The Oxford Story ? Broad St; www.oxfordstory.co.uk) provides an introduction to the history of the university and includes coverage of some of the more famous students to have walked its corridors. While Oxford is now thriving as a modern and prosperous city in its own right, its allure is still very much attached to the university and the leaders of industry, politics and literature it nurtured.

This rich history has bred a bewildering array of second-hand, antiquarian and new bookshops in the city, each providing endless opportunities for browsing. The Blackwell’s bookshop chain was founded here at 53 Broad Street in 1879 – the shop survives today, complete with a Caffè Nero coffee shop. It’s the place to go for a literary walking tour (call 01865-333 606 for details).

If you prefer your coffee with a more historic edge, the elegant old Grand Café at 84 High Street is on the site of England’s first coffee house, and serves up a delicious brew in art deco surroundings.

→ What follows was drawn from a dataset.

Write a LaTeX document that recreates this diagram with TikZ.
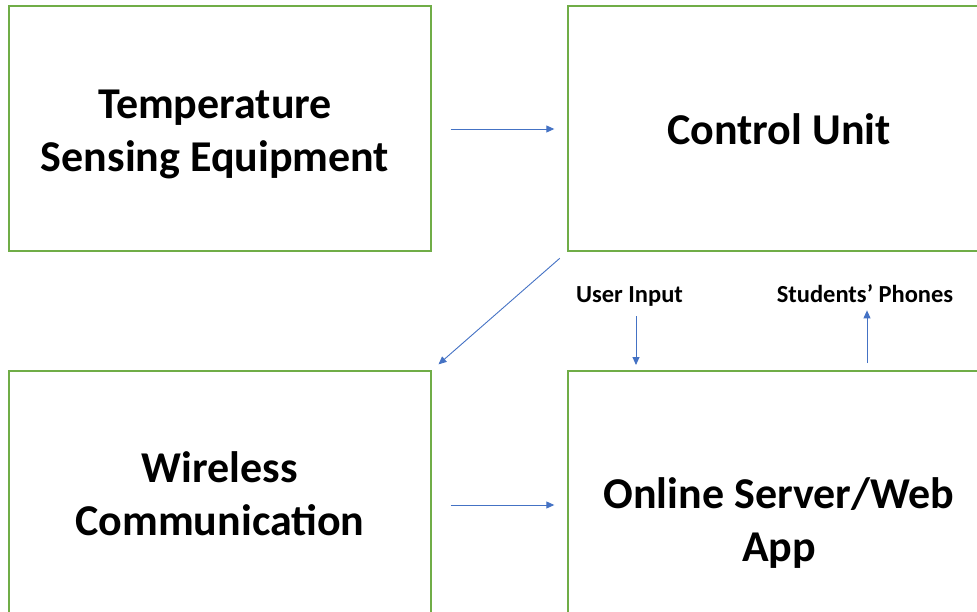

With some 30,000 students calling Oxford home – a significant percentage of the city’s overall population of 140,000 people – trendy cafés like the Grand are easily spotted. A cool, cosmopolitan vibe permeates the city, and extends into the night as café culture gives way to a lively pub and bar scene. Oxford may have a reputation for being a posh person’s university town, but that doesn’t mean there is any less fun to be had once the sun goes down. •

Walk in their footsteps

Charles Dodgson (Lewis Carroll) arrived in Oxford as an undergraduate in 1851 and stayed for 47 years, teaching mathematics and later becoming a university curator. He created his Alice stories for Alice Liddell, the daughter of the Dean of Christ Church college, and her sisters Edith and Lorina.

Carroll was among the first of many Oxford success stories. CS Lewis won a scholarship to University College in 1917, and went on to lead a group of literary academics known as The Inklings, whose members included JRR Tolkien. The Inklings would meet at the Eagle & Child pub, which can still be visited today at 49 St Giles. After Oxford, Lewis took up a professorship at Cambridge but kept his home on the outskirts of Oxford. In 1939, a group of children arrived in the area as evacuees. The story goes that one of the children asked Lewis what was behind the door of a wardrobe in his house. In answer to the question, Lewis wove a story about the land beyond the door – the inspiration for the first of The Chronicles of Narnia.

More recently, Philip Pullman, who read English at Exeter College, used Oxford as the background for his trilogy, His Dark Materials. He later published Lyra’s Oxford, a guide to the settings in the books.

Other writers educated at Oxford include Samuel Johnson, TS Eliot, WH Auden, Oscar Wilde, Graham Greene, Evelyn Waugh, Iris Murdoch, Kingsley Amis and John Le Carré.